If you are anything like me, the month of December means opening advent calendars (both the chocolate and non-chocolate varieties), decorating your home for the upcoming festivities (we’re going with a blue, sliver and white theme this year, no doubt inspired by Frozen) and planning your holiday meals…with a festive wine.
In our house, it’s roast duck on Christmas Eve, turkey on the 25th, and lots of leftovers on Boxing Day! So for wine lovers, this is also an ideal time to choose your wines to perfectly complement those festive family moments (or to help you get through them!)
Wines to accompany poultry
As most of us will be serving some sort of bird, be it turkey, goose or pheasant, white wine immediately comes to mind, and generally experts recommend some sort of Pinot Gris or Riesling — wines with rich body as well as earthiness that work well with most poultry. And if you want to pull out all the stops, consider a white from the Southern Rhone valley, such as a white Châteauneuf de Pape, which will be much more complex and rounder (I recently tried 2014 Cuvée des Générations Marie-Léoncie from the Château de la Gardine that was highly aromatic and opulent).
But you can also be adventurous by proposing a light red – a fruity pinot noir or a gamay are a great combination, and of course Bourgogne produces some of the best pinot noirs in the world! To keep the cost reasonable, I suggest a Beaujolais, such as a Brouilly or a Fleurie.
Choosing wines for game and ham
If you are serving something more gamey, such as duck or pheasant, then you can easily plump for a stronger red. The red Châteauneuf de Pape wines work very well (Domaine de Cristia is currently one of my favourites), as do other red wines from the Rhone valley such as Gigondas (Santa Duc Gigondas Grand Grenache 66 is particularly yummy) and Vaqueras.
For those ham lovers, fruity and fresh reds that also have some tannins are recommended, especially a Givry from Bourgogne or a Saint Nicholas de Bourgueil from the Loire Valley (try Domaine de la Cotelleraie for good quality for the price). Or if you want a trip on the wild side, a Pinot Noir from Alpha Estate in Greece will definitely turn some heads.
Pairing with entrées
As for the entrées, if you are opting for prawns, lobster or langoustines, look for opulent and expressive whites such as an Alsace Reisling or Gewurztraminer, Pouilly Fuissé, or even a white Châteauneuf de Pape. Smoked salmon pairs well with champagne (try some of the smaller producers to keep costs in check, such as Pierre Moncuit), but also chardonnay such as Chablis (I recommend Jean Marc Brocard) or even a Sauvignon Blanc from the Loire (Sancerre). In all cases, look for a white that provides some freshness to cut through the oiliness as well as minerality to balance the smoked flavour.

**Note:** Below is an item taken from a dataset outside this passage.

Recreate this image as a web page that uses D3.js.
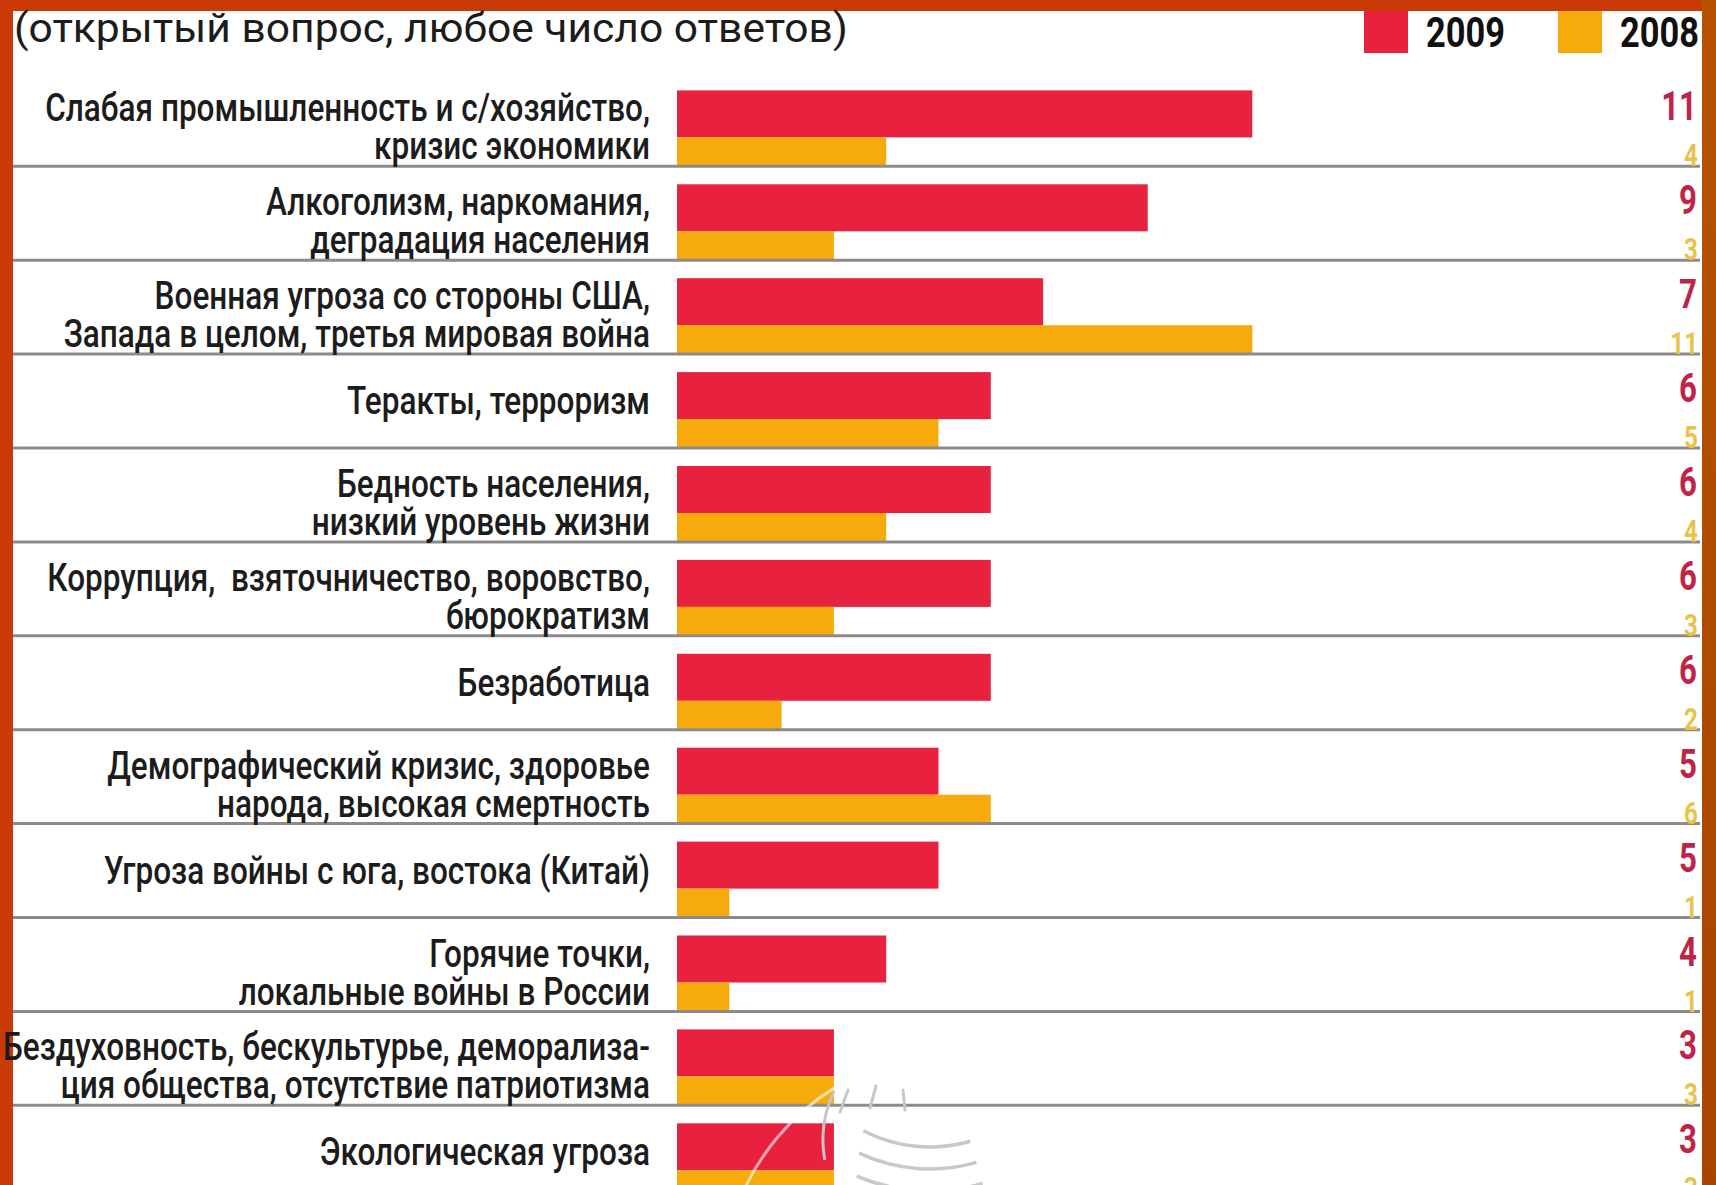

If foie gras is more to your liking, besides the classic pairing with Sauternes, you may want to consider a semi-sweet Jurançon (Domaine Cauhapé does a great series of sweet and semi-sweet whites that complement terrines) or deeper reds such as Corbières for foie gras poêlé.
And for dessert…
As for dessert, I’m a big fan of porto if you are serving a chocolate bûche as the pièce de resistance. Sandeman’s 20-year tawny port matches the chocolate’s bitterness while still keeping its aromatic flavors intact. For desserts centered on exotic fruits or citrus, wines based on the muscat grape variety work particularly well, such as a sweet white from Gaillac.
If berries are more your forté, consider sweet grenat wines that often are characterized by mature red and black fruit flavors. As long as you keep in mind the cardinal rule – always chose a wine that is sweeter than your dessert – you should not have too much difficulty in ending your meal on a perfect note.
If this all seems too much to retain while shopping, don’t hesitate to ask your wine merchant to help you pair your menu. That’s why they’re there, and they may just introduce you to some even more adventurous combinations. Let the festivities begin!